Livre reçu danse cadre de l'opération Masse Critique.
Un soir de 1991, un homme est retrouvé mort dans sa chambre. Voici le décor de la scène originelle, façon Mystère de la chambre jaune, de
Cauchemars ex-machina auquel
Thierry Smolderen et
Jorge Gonzalez, les auteurs, chacun dans leurs domaines, sont parvenus à imprimer leur marque de fabrique. Cet homme, Corneille Richelin, est mort dans une pièce close. Un seul témoin, sa domestique, jure que Richelin n'était pas seul. D'ailleurs, la narratrice nous l'affirme : c'est elle qui a tué Richelin, et tout l'enjeu de la bande-dessinée est de nous en expliquer les raisons. Ainsi débute une histoire qui prend sa source dans la Seconde guerre mondiale, entre les années 1938 et 1947. Les codes utilisés sont ceux du récit d'espionnage dans un contexte historique, il est vrai, particulièrement propice. Corneille Richelin fait la connaissance du baron von Richtenbach. lors d'une réunion organisée par ce dernier avec d'autres auteurs de romans à mystère. le baron éprouve une vive - et difficilement compréhensible - admiration pour Richelin, dont les romans suscitent un rire gênant chez quiconque d'autre les a lus. Il faut dire que, pour les écrire, Richelin compte sur ses rêves, dont il note, la nuit, les détails dans un carnet. le baron est aussi le neveu d'un grand industriel allemand, dont les usines d'armement sont particulièrement utiles au IIIème Reich. Parce que les services secrets britanniques ont eu connaissance de la conception d'une arme particulièrement destructrice par les nazis, ils décident, pour atteindre l'industriel, de passer par son neveu par l'intermédiaire de Richelin. Entrent alors en scène deux des personnages principaux :
Margery Allingham, narratrice et auteure elle aussi de romans policiers (et ayant réellement existé) et Ernst Bornemann, un aventurier allemand qui se fait passer pour Canadien, sous le nom de
Cameron McCabe. Margery et Ernst sont chargés d'écrire des scenarii pour piéger Richelin et le baron. Les références sont clairement affichées, par exemple avec L'île aux trente cercueils, dont l'intrigue est reprise pour former un premier appât à l'attention de l'industriel. Ces références constituent des mises en abîme, et des mises en scène du genre littéraire que sont le roman d'espionnage et le roman policier. L'apport de
Smolderen, ici, sera plutôt jugé par le côté fantastique qui affleure souvent dans le récit.

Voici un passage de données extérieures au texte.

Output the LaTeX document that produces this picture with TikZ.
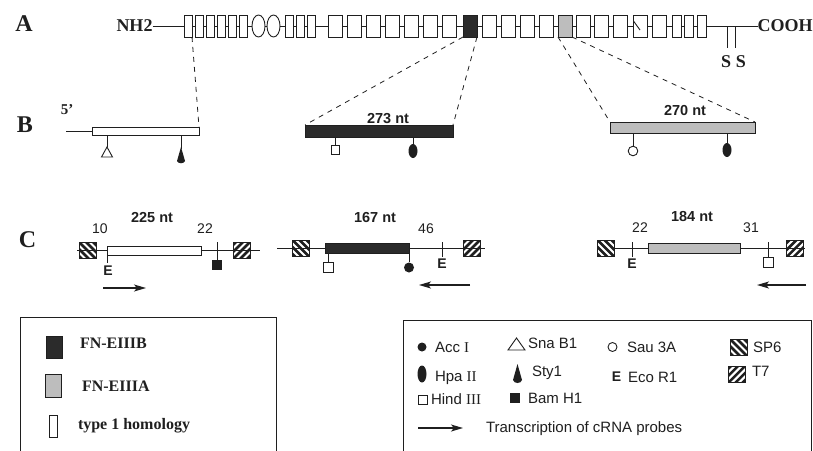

Ex-machina, c'est-à-dire qui vient de la machine, qui provient d'un procédé extérieur dont sont bénéficiaires ou victimes les personnages. Point de dieux, ici, pour orienter le destin des personnages, mais une Anglaise et un Allemand qui se fait passer pour un Canadien, lesquels utilisent l'épouse de Richelin pour accéder au carnet des rêves. L'onirisme trouve toutefois rapidement ses limites, et même si le baron von Richtenbach voit dans cette forme d'accession à la connaissance une sorte de signe des dieux, il faut, pour Margery et Ernst, user d'autres moyens pour permettre au MI5 d'arriver à ses fins. La croyance en une race atlante, surhumaine et aïeule de la race aryenne, sera le levier, là encore quelque peu irrationnel, pour atteindre les coeurs nazis. Toutefois, au-delà de cette affaire d'espionnage qui flirte avec le fantastique, le parcours de Corneille Richelin possède quelque chose de tragique. Manipulé par Margery et Ernst, aimé autant que méprisé par le baron, trompé par une épouse qui n'a pas le choix de ses actes, Richelin est l'instrument d'une conspiration qui le dépasse. Parvenu, après la découverte du corps du supposé Atlante, à l'acmé de son existence, Richelin connaît une joie brève suivie d'une longue période solitaire dont viendra le tirer la mort. Richelin, comme Ernst et a fortiori Margery, est le maillon d'une chaîne bien plus grande que sa propre personne, la victime collatérale de l'Histoire et, sans doute, d'hommes qui se sont crus des dieux.
Le récit est porté par le dessin si reconnaissable de l'auteur argentin
Jorge Gonzalez, caractérisé par des décors qui s'évanouissent en arrière-plan et des personnages sombres. Ces derniers, dans leur rôle de personnage, ont des faces de pantin : yeux ronds, traits carrés, couleur blafarde du visage. le crayonné est visible, et donne à la bande-dessinée un ton brut qui colle très bien avec les thèmes de l'espionnage et du fantastique. le travail sur les couleurs, qui s'apparente sur certaines planches à celui d'un peintre, accentue l'impression vaporeuse qui se dégage du récit. Tant sur la forme que sur le fond,
Cauchemars ex-machina parvient ainsi à embarquer le lecteur dans une intrigue en eaux troubles.